I remember the aroma of warm cinnamon twists coming from my mother's kitchen. Now my family enjoys my mom's recipe. Of course, I've experimented with it and use yogurt instead of sour cream. -Kristin Hammill, New York, New York
Provided by Taste of Home
Time 1h
Yield 2 dozen.
Number Of Ingredients 10
Steps:
- In a large bowl, combine the yeast, salt and 2-1/2 cups flour. In a small saucepan, heat the butter, yogurt and water to 120°-130°; add to dry ingredients. Beat on medium speed for 2 minutes., Add the eggs, vanilla and 1/2 cup flour; beat 2 minutes longer. Stir in enough remaining flour to form a stiff dough. Do not knead. Cover and refrigerate for 2 hours or overnight., Combine sugar and cinnamon; set aside. Punch dough down. On a lightly floured surface, roll dough into a 12x9 in. rectangle. Sprinkle 3 tablespoons cinnamon sugar over dough; fold into thirds.

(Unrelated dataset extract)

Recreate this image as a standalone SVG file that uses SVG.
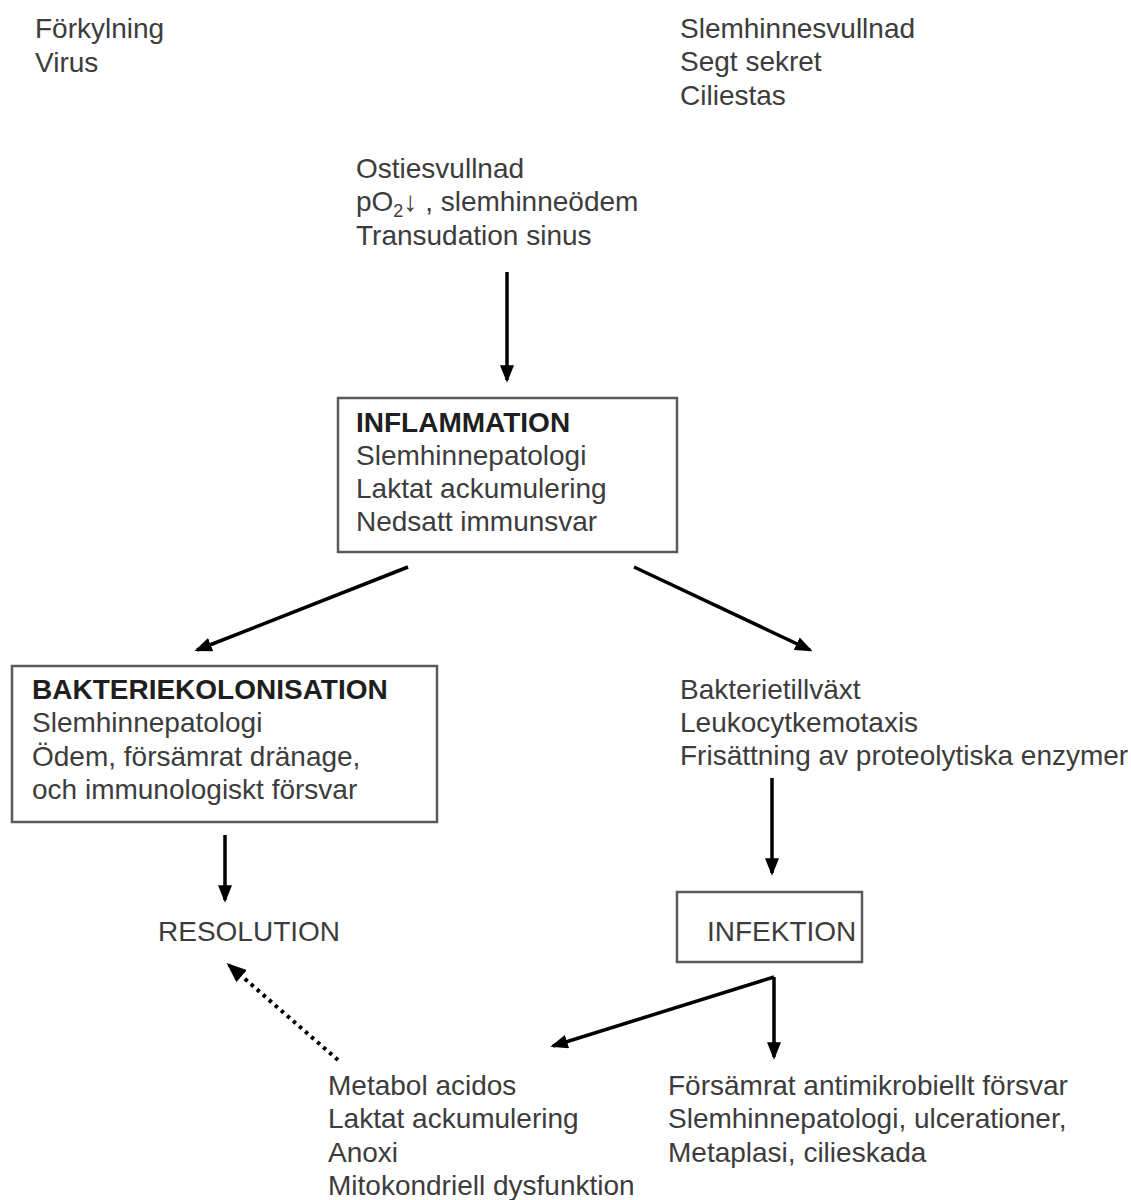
<svg xmlns="http://www.w3.org/2000/svg" width="1131" height="1200" viewBox="0 0 1131 1200">
<defs>
<style>
text{font-family:"Liberation Sans",Arial,sans-serif;font-size:28px;fill:#3c3c3c}
.b{font-weight:bold;fill:#1e1e1e}
.box{fill:#fff;stroke:#5a5a5a;stroke-width:2.5}
.arr{stroke:#000;stroke-width:3.5;fill:none;marker-end:url(#ah)}
.dot{stroke:#000;stroke-width:4;fill:none;stroke-dasharray:3.5 4.5;marker-end:url(#ah2)}
</style>
<marker id="ah" markerWidth="5" markerHeight="4" refX="4.2" refY="2" orient="auto" markerUnits="strokeWidth">
<path d="M0,0 L5,2 L0,4 z" fill="#000"/>
</marker>
<marker id="ah2" markerWidth="5" markerHeight="4" refX="4.2" refY="2" orient="auto" markerUnits="strokeWidth">
<path d="M0,0 L5,2 L0,4 z" fill="#000"/>
</marker>
</defs>
<rect width="1131" height="1200" fill="#fff"/>

<g id="connectors">
<line class="arr" x1="507" y1="272" x2="507" y2="380"/>
<line class="arr" x1="408" y1="567" x2="197" y2="650"/>
<line class="arr" x1="634" y1="567" x2="810" y2="650"/>
<line class="arr" x1="225" y1="835" x2="225" y2="900"/>
<line class="arr" x1="772" y1="778" x2="772" y2="873"/>
<polyline class="arr" points="774,977 553,1046"/>
<line class="arr" x1="774" y1="977" x2="774" y2="1057"/>
<line class="dot" x1="338" y1="1060" x2="229" y2="965"/>
</g>

<g id="n-forkylning">
<text x="35" y="38">Förkylning</text>
<text x="35" y="72">Virus</text>
</g>

<g id="n-slemhinne">
<text x="680" y="38">Slemhinnesvullnad</text>
<text x="680" y="71">Segt sekret</text>
<text x="680" y="105">Ciliestas</text>
</g>

<g id="n-ostie">
<text x="356" y="178">Ostiesvullnad</text>
<text x="356" y="211">pO<tspan font-size="18" dy="6">2</tspan><tspan dy="-6">↓ , slemhinneödem</tspan></text>
<text x="356" y="245">Transudation sinus</text>
</g>

<g id="n-inflammation">
<rect class="box" x="338" y="398" width="339" height="154"/>
<text class="b" x="356" y="432">INFLAMMATION</text>
<text x="356" y="465">Slemhinnepatologi</text>
<text x="356" y="498">Laktat ackumulering</text>
<text x="356" y="531">Nedsatt immunsvar</text>
</g>

<g id="n-bakteriekolonisation">
<rect class="box" x="12" y="666" width="425" height="156"/>
<text class="b" x="32" y="699">BAKTERIEKOLONISATION</text>
<text x="32" y="732">Slemhinnepatologi</text>
<text x="32" y="766">Ödem, försämrat dränage,</text>
<text x="32" y="799">och immunologiskt försvar</text>
</g>

<g id="n-bakterietillvaxt">
<text x="680" y="699">Bakterietillväxt</text>
<text x="680" y="732">Leukocytkemotaxis</text>
<text x="680" y="765">Frisättning av proteolytiska enzymer</text>
</g>

<g id="n-resolution">
<text x="158" y="941">RESOLUTION</text>
</g>

<g id="n-infektion">
<rect class="box" x="677" y="892" width="185" height="70"/>
<text x="707" y="941">INFEKTION</text>
</g>

<g id="n-metabol">
<text x="328" y="1095">Metabol acidos</text>
<text x="328" y="1128">Laktat ackumulering</text>
<text x="328" y="1162">Anoxi</text>
<text x="328" y="1195">Mitokondriell dysfunktion</text>
</g>

<g id="n-forsamrat">
<text x="668" y="1095">Försämrat antimikrobiellt försvar</text>
<text x="668" y="1128">Slemhinnepatologi, ulcerationer,</text>
<text x="668" y="1162">Metaplasi, cilieskada</text>
</g>
</svg>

Give dough a quarter turn and repeat rolling, sugaring and folding three more times., Roll into a 12x6-in rectangle. Cut into twenty-four 1/2-in.-wide strips; twist. Place on greased baking sheets. Cover and let rise until doubled, about 30 minutes. Bake at 350° for 14-18 minutes or until golden brown. Immediately remove from pans to wire racks to cool.
Nutrition Facts : Calories 176 calories, Fat 9g fat (5g saturated fat), Cholesterol 39mg cholesterol, Sodium 163mg sodium, Carbohydrate 22g carbohydrate (7g sugars, Fiber 1g fiber), Protein 3g protein.